Humanisme
dalam Himpitan Imperium Histori dan Era Global
Dalam ungkapan sejarah, kita dapat
jumpai kehidupan yang mengerikan. Yakni kehidupan yang tidak peduli pada
identitas sebagai manusia. Sikap distorsi dan skeptis dijadikan alasan untuk
tidak memaniskan nilai sikap humanisme. Salah satu misal, merasa terhina
tatkala dari keluarga mereka melahirkan anak perempuan. Hingga pada ujung cerita,
anak kecil perempuan itu dibunuh, dikubur hidup-hidup dan diberlakukan sadis
lainnya. Karena dalam persepsinya, seorang perempuan hanya akan menambah beban
hidup mereka, sehingga pada ujung-ujungnya kita membaca tentang kisah
perbudakan saat itu.
Hal lain yang sangat tidak manusiawi
adalah adanya sekat antara orang yang miskin dan yang kaya. Sikap yang
dilakukan orang yang kaya terhadap orang yang miskin cenderung arogan,
semena-mena, sesukanya dan sederhananya tidak peduli tentang kemaslahatan. Yang
penting baginya dirasakan kenyamanan, sekalipun diatas tangisan.
Dari itulah, kita menyebutnya
kehidupan masa dahulu (jahiliah) sebagai masa-masa kelam manusia dalam sejarah kehidupan.
Kemudian ditengah berkecamuknya kehidupan, Tuhan memberikan jalan dengan
hadirnya agama Islam. Menjunjung tinggi sikap saling mengakui sebagai manusia,
dan untuk kemaslahatan manusia. Banyak
orang menggunakan jalan ini sebagai keindahan, sehingga kejadian-kejadian
mengerikan hari sebelumnya perlahan-lahan menemukan setitik jalan tentang rasa
kebahagiaan hidup.
Dari uraian yang termaktub di atas,
mengantarkan kita tentang ingatan ajaran islam, yaitu disebutkan bahwa agama
islam diturunkan sebagai agama yang rahmatan lil ‘alamin bukan la’

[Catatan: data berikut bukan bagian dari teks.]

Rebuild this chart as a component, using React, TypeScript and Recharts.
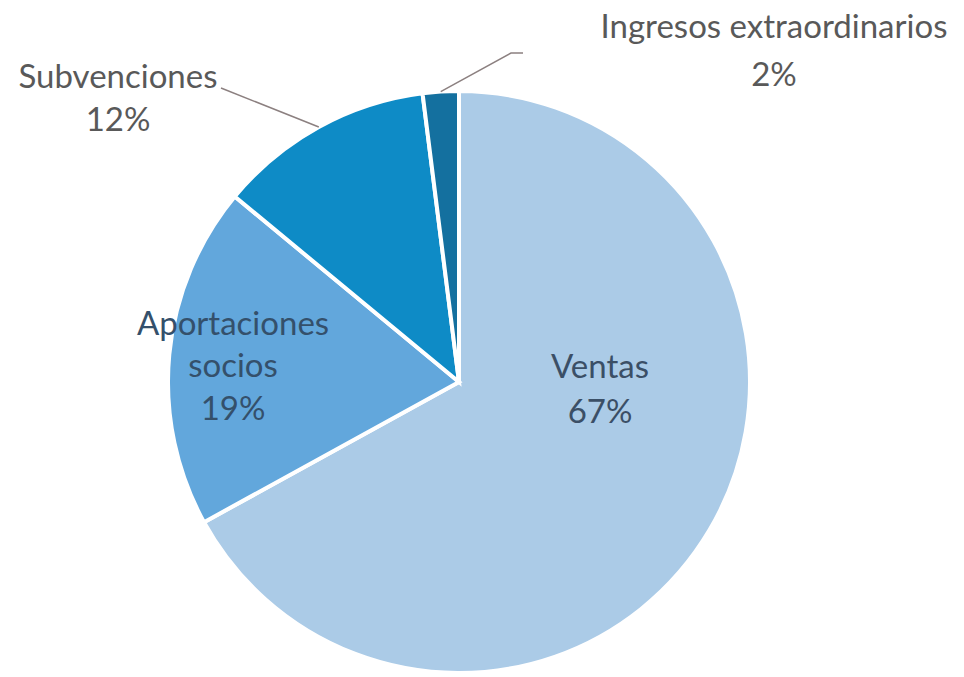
import { PieChart, Pie, Cell } from 'recharts'

const categories = ['Ventas', 'Aportaciones socios', 'Subvenciones', 'Ingresos extraordinarios']
const shares = [67, 19, 12, 2]
const colors = ['#abcbe7', '#62a7dc', '#0e8bc6', '#14709f']

const data = categories.map((name, i) => ({ name, value: shares[i] }))

const RAD = Math.PI / 180
const FONT = 33

// label placement per slice (inside ones are dark blue, outside ones grey with a leader line)
function renderLabel(props: any) {
  const { cx, cy, midAngle, outerRadius, index, name, value } = props
  const cos = Math.cos(-midAngle * RAD)
  const sin = Math.sin(-midAngle * RAD)
  const pct = `${value}%`

  if (index === 0) {
    const x = cx + 141
    const y = cy - 4
    return (
      <text x={x} y={y} textAnchor="middle" fill="#3b4f66" fontSize={FONT} fontFamily="Lato">
        <tspan x={x} dy={0}>Ventas</tspan>
        <tspan x={x} dy={45}>{pct}</tspan>
      </text>
    )
  }
  if (index === 1) {
    const x = cx - 226
    const y = cy - 47
    return (
      <text x={x} y={y} textAnchor="middle" fill="#34506b" fontSize={FONT} fontFamily="Lato">
        <tspan x={x} dy={0}>Aportaciones</tspan>
        <tspan x={x} dy={42}>socios</tspan>
        <tspan x={x} dy={43}>{pct}</tspan>
      </text>
    )
  }

  const ex = cx + outerRadius * cos
  const ey = cy + outerRadius * sin
  if (index === 2) {
    return (
      <g>
        <polyline points={`${ex},${ey} ${cx - 238},${cy - 294}`} fill="none" stroke="#8c8080" strokeWidth={1.5} />
        <text x={cx - 341} y={cy - 294} textAnchor="middle" fill="#595959" fontSize={FONT} fontFamily="Lato">
          <tspan x={cx - 341} dy={0}>Subvenciones</tspan>
          <tspan x={cx - 341} dy={43}>{pct}</tspan>
        </text>
      </g>
    )
  }
  return (
    <g>
      <polyline
        points={`${ex},${ey} ${cx + 52},${cy - 329} ${cx + 64},${cy - 329}`}
        fill="none"
        stroke="#8c8080"
        strokeWidth={1.5}
      />
      <text x={cx + 315} y={cy - 344} textAnchor="middle" fill="#595959" fontSize={FONT} fontFamily="Lato">
        <tspan x={cx + 315} dy={0}>{name}</tspan>
        <tspan x={cx + 315} dy={48}>{pct}</tspan>
      </text>
    </g>
  )
}

export default function App() {
  return (
    <div style={{ position: 'absolute', left: 0, top: 0, background: '#fff' }}>
      <PieChart width={964} height={677} margin={{ top: 0, right: 0, bottom: 0, left: 0 }}>
        <Pie
          data={data}
          dataKey="value"
          nameKey="name"
          cx={459}
          cy={382}
          outerRadius={291}
          startAngle={90}
          endAngle={-270}
          stroke="#ffffff"
          strokeWidth={4}
          label={renderLabel}
          labelLine={false}
          isAnimationActive={false}
        >
          {data.map((d, i) => (
            <Cell key={d.name} fill={colors[i]} />
          ))}
        </Pie>
      </PieChart>
    </div>
  )
}
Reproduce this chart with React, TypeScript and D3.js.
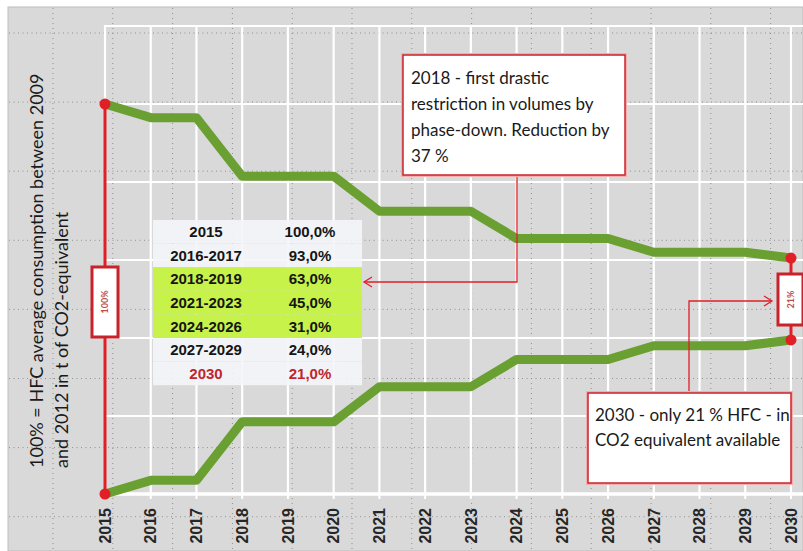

natal lil ‘alamin. Agama sebagai rahmat terhadap manusia tentu tidak akan
lepas mengenai ajaran-ajaran baik dan nyaman. Diantara banyak ajaran yang
diajarkan, salah satunya adalah sifat ke-manusia-an.
Hingga pada saat ini, nilai dari
sikap humanisme (kemanusiaan) menjadi sangat penting. Karena tidak dapat kita
tafsiri, bagaimana kehidupan jika menghilangkan nilai-nilai sisi kemanusiaan.
Barangkali, kejadian seperti yang
terjadi pada masa jahiliah terulang kembali. Jika demikian yang terjadi, maka
kehidupan tidak akan lama lagi. Tinggal menunggu kehancuran.
Seperti dalam sejarah kehidupan masa
Jahiliah, kehilangan sikap humanisme berarti kehidupan kehilangan kemaslahatan.
Tindak-tanduk prilaku yang dilakukan manusia hanya berdasarkan kenyamanan
pribadi. Ia tidak peduli harus melukai orang lain. Hal ini merupakan indikasi
karena sikap acuh terhadap nilai-nilai ke-manusia-an.
Dan akhir-akhir ini, pertanda
manusia menghilangkan sifat ke-manusiaan mulai akut kita rasakan. Kita sengaja
dibuat tidak merasa terhadap hal ini, yakni dengan adanya pembaruan era. Hadirnya
alat-alat telekomunikasi telah menyita waktu banyak orang untuk saling bersikap
tidak peduli terhadap sesama. Misalnya, kasus anak yang masih berseragam SD
yang tidak peduli dipanggil oleh Ibunya, setelah didekati oleh ibunya ternyata
ia tengah mendengarkan lagu melalui headshet. Ketika kita perhatikan sepintas,
memang tidak ada yang salah dengan hal itu, bisa saja anak barusan menyertakan
alasan tengah mendengarkan lagu ketika ia ditanya oleh ibunya. Menjadi alasan rasional
yang dikatakan anak itu, dan justru itu yang tidak dirasakan sebagai kesalahan.
Sehingga tidak salah
ungkapan-ungkapan ke khawatiran mengenai adanya globalisasi, yaitu menyusup
perlahan-lahan dan berpengaruh sedikit demi sedikit terhadap karakter dan cara
bersikap manusia pada saat ini. Hal ini menunjukkan pada posisi proporsional,
antara humanisme perspektif sejarah dan humanisme penglihatan abad global.
Yakni sama-sama menekan manusia untuk bersikap acuh. Yang membedakan terletak
pada penerapannya, lebih halus era ini.